Home Research & Education Researchers use defects in 3D printing to control fluids

Researchers use defects in 3D printing to control fluids

Conventional belief holds that the direction of dispersion of fluids with different properties depends on the design of the surfaces and cannot be adjusted. However, a recent paper published in Science has shown that it is possible to make fluids with different surface tensions choose their propagation direction on the same surface, which consists of 3D Macro Ratchets with double indented curvature.

Fabrication of these structures requires 3D printing and polishing treatments, which is complex and impractical for practical applications.
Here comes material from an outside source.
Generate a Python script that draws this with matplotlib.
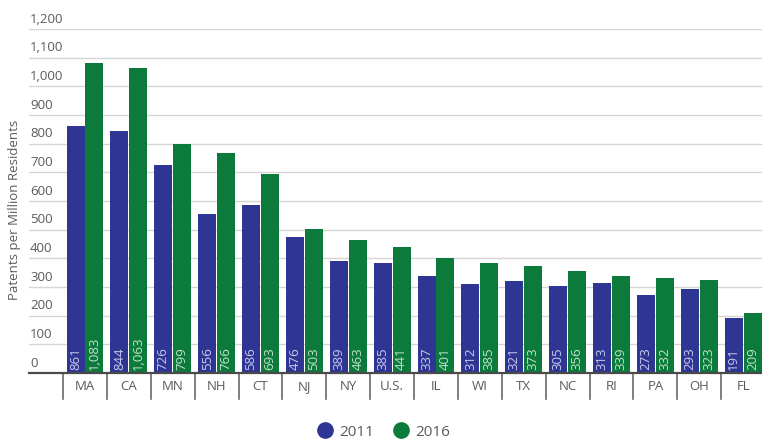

A study in the International Journal of Extreme Manufacturing shows how to simplify these processes while maintaining fluid steering.
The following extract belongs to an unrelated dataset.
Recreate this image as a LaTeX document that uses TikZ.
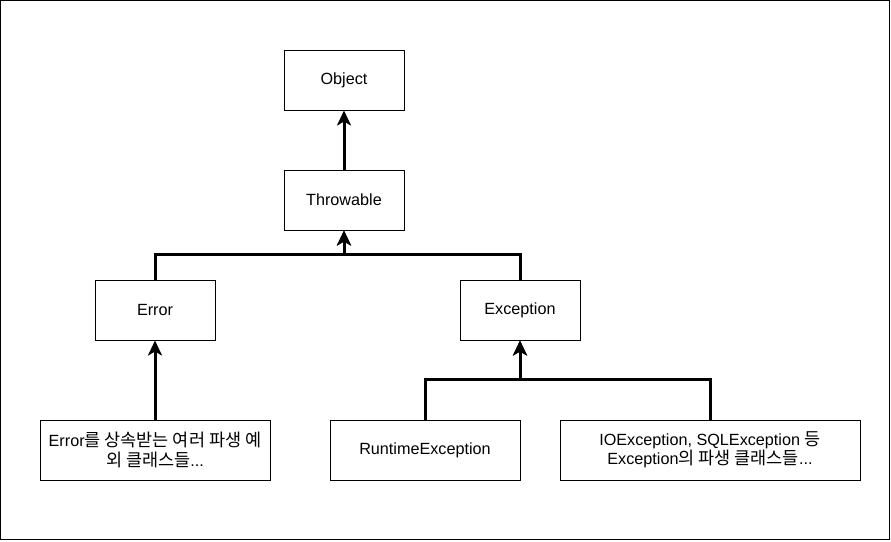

“It provides a new design of surface that is easy to fabricate or replicate, without sacrificing the function of liquids directional steering,” said Zuankai Wang, a chair professor in the Department of Mechanic Engineering at The Hong Kong Polytechnic University and the corresponding author of the study. “Essentially, it suggests new possibilities for making use of the often overlooked or useless part of materials to realize desired function,” said Jing Sun (postdoc at City University of Hong Kong), the first author of the paper.
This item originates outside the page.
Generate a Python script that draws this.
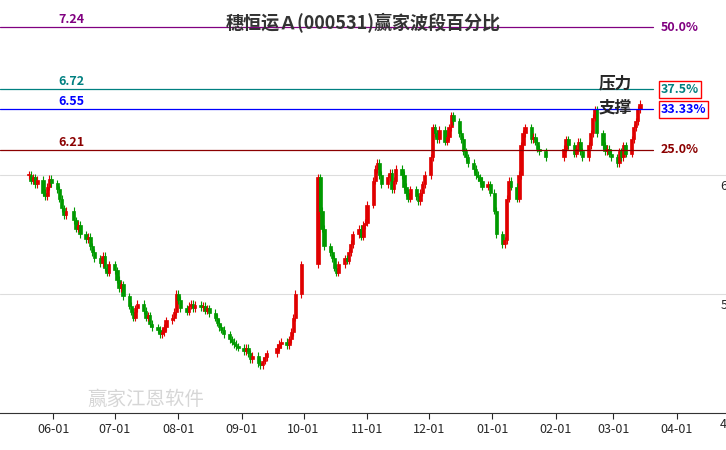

The study breaks with a more than 200-year-old notion that fluids are always transported in directions that reduce surface energy. The researchers discovered that fluids can even spread in opposite directions on a special 3D ratchet.

The research doesn’t end there.

“We are curious how and to what extent can the second-tier microgroove structures rectify the spreading dynamics of liquids, so we prepared ratchets with microgrooves arranged along different orientations,” said Jing Sun.

The experiments showed that the orientation of the microgrooves indeed plays a dominant role in regulating liquids with moderate wettability, and that liquids can even spread in opposite directions on ratchets whose microgrooves are oriented perpendicular and parallel to the ratchet’s tilting direction.

“Microgrooves arranged perpendicular to the ratchet-tilting direction serve as delay valve to slow down the spreading of liquids on the side surface of ratchets, whereas microgrooves parallel to the ratchet-tilting direction would promote the spreading of liquids due to capillary wicking, thus the latter is more beneficial for the backward spreading of liquids.” said Wang.

The team continues to research the mechanisms of fluid-solid interaction.

“What we know is just the tip of the iceberg, more advanced visualization tools may be employed to reveal how the liquid and solid structures interact in the microscale, or we can even introduce other functions by adding different ingredients to the materials,” said Prof. Wang.